## Start
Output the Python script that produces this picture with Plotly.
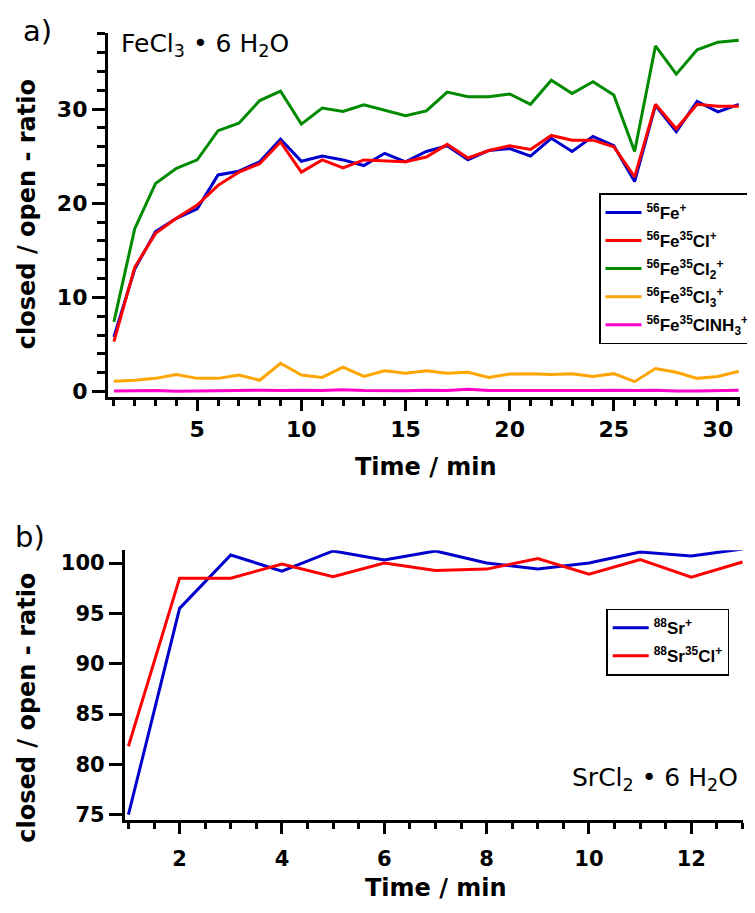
import plotly.graph_objects as go

# The page body keeps its default 8px margin, so every reference position is shifted by 8px.
OFF = 8
FW, FH = 755 - OFF, 913 - OFF

# ---------------- data ----------------
time_a = list(range(1, 32))
fe = [5.8, 13.0, 17.0, 18.4, 19.4, 23.0, 23.4, 24.4, 26.8, 24.45, 25.0, 24.6, 24.0, 25.3, 24.4, 25.5,
      26.1, 24.6, 25.6, 25.8, 25.0, 26.9, 25.5, 27.1, 26.1, 22.3, 30.4, 27.6, 30.8, 29.7, 30.5]
fecl = [5.3, 13.2, 16.8, 18.4, 19.8, 21.9, 23.3, 24.2, 26.5, 23.3, 24.6, 23.75, 24.6, 24.5, 24.4, 24.9,
        26.25, 24.8, 25.6, 26.1, 25.7, 27.2, 26.7, 26.7, 26.0, 22.8, 30.5, 27.9, 30.5, 30.3, 30.3]
fecl2 = [7.4, 17.3, 22.1, 23.7, 24.6, 27.7, 28.5, 30.9, 31.9, 28.4, 30.1, 29.75, 30.45, 29.9, 29.3, 29.8,
         31.8, 31.3, 31.3, 31.6, 30.5, 33.05, 31.65, 32.9, 31.5, 25.5, 36.7, 33.7, 36.3, 37.1, 37.3]
fecl3 = [1.1, 1.2, 1.4, 1.8, 1.4, 1.4, 1.75, 1.2, 3.0, 1.75, 1.5, 2.6, 1.6, 2.2, 1.95, 2.2,
         1.95, 2.05, 1.5, 1.85, 1.9, 1.8, 1.9, 1.6, 1.9, 1.05, 2.45, 2.05, 1.4, 1.6, 2.15]
feclnh3 = [0.07, 0.1, 0.12, 0.02, 0.05, 0.05, 0.05, 0.15, 0.1, 0.15, 0.1, 0.2, 0.12, 0.1, 0.08, 0.15,
           0.1, 0.25, 0.1, 0.1, 0.1, 0.05, 0.08, 0.1, 0.15, 0.1, 0.15, 0.05, 0.05, 0.12, 0.15]

time_b = list(range(1, 14))
sr = [75.0, 95.5, 100.8, 99.2, 101.2, 100.3, 101.2, 100.0, 99.4, 100.0, 101.1, 100.7, 101.4]
srcl = [81.8, 98.5, 98.5, 99.9, 98.65, 100.0, 99.25, 99.4, 100.45, 98.9, 100.35, 98.6, 100.1]

names_a = ["<sup>56</sup>Fe<sup>+</sup>",
           "<sup>56</sup>Fe<sup>35</sup>Cl<sup>+</sup>",
           "<sup>56</sup>Fe<sup>35</sup>Cl<sub>2</sub><sup>+</sup>",
           "<sup>56</sup>Fe<sup>35</sup>Cl<sub>3</sub><sup>+</sup>",
           "<sup>56</sup>Fe<sup>35</sup>ClNH<sub>3</sub><sup>+</sup>"]
names_b = ["<sup>88</sup>Sr<sup>+</sup>", "<sup>88</sup>Sr<sup>35</sup>Cl<sup>+</sup>"]

colors_a = ["#0000cc", "#ff0000", "#008a00", "#ffa500", "#ff00cc"]
colors_b = ["#0000cc", "#ff0000"]

FONT = "DejaVu Sans"
LFONT = "Liberation Sans"

fig = go.Figure()
for i, (ys, nm, c) in enumerate(zip([fe, fecl, fecl2, fecl3, feclnh3], names_a, colors_a)):
    fig.add_trace(go.Scatter(x=time_a, y=ys, mode="lines", name=nm, legendgroup=f"a{i}",
                             line=dict(color=c, width=3), xaxis="x", yaxis="y", legend="legend"))
for i, (ys, nm, c) in enumerate(zip([sr, srcl], names_b, colors_b)):
    fig.add_trace(go.Scatter(x=time_b, y=ys, mode="lines", name=nm, legendgroup=f"b{i}",
                             line=dict(color=c, width=3), xaxis="x2", yaxis="y2", legend="legend2"))


def px_x(p):
    return (p - OFF) / FW


def px_y(p):
    return 1 - (p - OFF) / FH


def axis(domain, rng, dtick, minor_dtick, size, anchor, ticklen, minorlen, standoff=0):
    d = dict(domain=domain, range=rng, anchor=anchor, showline=True, linewidth=3, linecolor="black",
             ticks="outside", ticklen=ticklen, tickwidth=3, tickcolor="black", dtick=dtick, tick0=0,
             showgrid=False, zeroline=False, ticklabelstandoff=standoff,
             tickfont=dict(family=FONT, size=size, color="black", weight="bold"))
    if minor_dtick:
        d["minor"] = dict(dtick=minor_dtick, tick0=0, ticks="outside", ticklen=minorlen,
                          tickwidth=3, tickcolor="black", showgrid=False)
    return d


leg_font = dict(family=LFONT, size=17, color="black", weight="bold")

fig.update_layout(
    width=FW, height=FH,
    margin=dict(l=0, r=0, t=0, b=0),
    paper_bgcolor="white", plot_bgcolor="white",
    font=dict(family=FONT, color="black"),
    xaxis=axis([px_x(108), px_x(741)], [0.71, 31.06], 5, 1, 22, "y", 11, 6, 0),
    yaxis=axis([px_y(400), px_y(33)], [-0.53, 38.1], 10, 2, 22, "x", 13, 8),
    xaxis2=axis([px_x(125), px_x(744)], [0.93, 13.01], 2, 0.5, 21, "y2", 11, 6, 7),
    yaxis2=axis([px_y(827), px_y(555)], [74.5, 101.28], 5, None, 21, "x2", 13, 8),
    legend=dict(x=px_x(600), y=px_y(195), xanchor="left", yanchor="top",
                bordercolor="black", borderwidth=1.5, bgcolor="white",
                font=leg_font, tracegroupgap=3, itemwidth=36),
    legend2=dict(x=px_x(607), y=px_y(614), xanchor="left", yanchor="top",
                 bordercolor="black", borderwidth=1.5, bgcolor="white",
                 font=leg_font, tracegroupgap=3, itemwidth=36),
    showlegend=True,
)

ann = [
    dict(text="a)", x=px_x(38), y=px_y(31), size=29, weight="normal", angle=0, xa="center"),
    dict(text="b)", x=px_x(30), y=px_y(542), size=29, weight="normal", angle=0, xa="center"),
    dict(text="FeCl<sub>3</sub> • 6 H<sub>2</sub>O", x=px_x(119), y=px_y(45), size=25,
         weight="normal", angle=0, xa="left"),
    dict(text="SrCl<sub>2</sub> • 6 H<sub>2</sub>O", x=px_x(741), y=px_y(786), size=25,
         weight="normal", angle=0, xa="right"),
    dict(text="closed / open - ratio", x=px_x(27), y=px_y(216), size=24, weight="bold", angle=-90,
         xa="center"),
    dict(text="closed / open - ratio", x=px_x(27), y=px_y(714), size=24, weight="bold", angle=-90,
         xa="center"),
    dict(text="Time / min", x=px_x(427), y=px_y(471), size=24, weight="bold", angle=0, xa="center"),
    dict(text="Time / min", x=px_x(437), y=px_y(896), size=24, weight="bold", angle=0, xa="center"),
]
for a in ann:
    fig.add_annotation(text=a["text"], x=a["x"], y=a["y"], xref="paper", yref="paper",
                       xanchor=a["xa"], yanchor="middle", showarrow=False, textangle=a["angle"],
                       font=dict(family=FONT, size=a["size"], color="black", weight=a["weight"]))

fig.write_html("out.html")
## End
> The request
Go from the first line of the data above to the line containing "100.35, 98.6, 100.1]" and retype exactly those lines, both included, but none of the pictures.

> Final result
Output the Python script that produces this picture with Plotly.
import plotly.graph_objects as go

# The page body keeps its default 8px margin, so every reference position is shifted by 8px.
OFF = 8
FW, FH = 755 - OFF, 913 - OFF

# ---------------- data ----------------
time_a = list(range(1, 32))
fe = [5.8, 13.0, 17.0, 18.4, 19.4, 23.0, 23.4, 24.4, 26.8, 24.45, 25.0, 24.6, 24.0, 25.3, 24.4, 25.5,
      26.1, 24.6, 25.6, 25.8, 25.0, 26.9, 25.5, 27.1, 26.1, 22.3, 30.4, 27.6, 30.8, 29.7, 30.5]
fecl = [5.3, 13.2, 16.8, 18.4, 19.8, 21.9, 23.3, 24.2, 26.5, 23.3, 24.6, 23.75, 24.6, 24.5, 24.4, 24.9,
        26.25, 24.8, 25.6, 26.1, 25.7, 27.2, 26.7, 26.7, 26.0, 22.8, 30.5, 27.9, 30.5, 30.3, 30.3]
fecl2 = [7.4, 17.3, 22.1, 23.7, 24.6, 27.7, 28.5, 30.9, 31.9, 28.4, 30.1, 29.75, 30.45, 29.9, 29.3, 29.8,
         31.8, 31.3, 31.3, 31.6, 30.5, 33.05, 31.65, 32.9, 31.5, 25.5, 36.7, 33.7, 36.3, 37.1, 37.3]
fecl3 = [1.1, 1.2, 1.4, 1.8, 1.4, 1.4, 1.75, 1.2, 3.0, 1.75, 1.5, 2.6, 1.6, 2.2, 1.95, 2.2,
         1.95, 2.05, 1.5, 1.85, 1.9, 1.8, 1.9, 1.6, 1.9, 1.05, 2.45, 2.05, 1.4, 1.6, 2.15]
feclnh3 = [0.07, 0.1, 0.12, 0.02, 0.05, 0.05, 0.05, 0.15, 0.1, 0.15, 0.1, 0.2, 0.12, 0.1, 0.08, 0.15,
           0.1, 0.25, 0.1, 0.1, 0.1, 0.05, 0.08, 0.1, 0.15, 0.1, 0.15, 0.05, 0.05, 0.12, 0.15]

time_b = list(range(1, 14))
sr = [75.0, 95.5, 100.8, 99.2, 101.2, 100.3, 101.2, 100.0, 99.4, 100.0, 101.1, 100.7, 101.4]
srcl = [81.8, 98.5, 98.5, 99.9, 98.65, 100.0, 99.25, 99.4, 100.45, 98.9, 100.35, 98.6, 100.1]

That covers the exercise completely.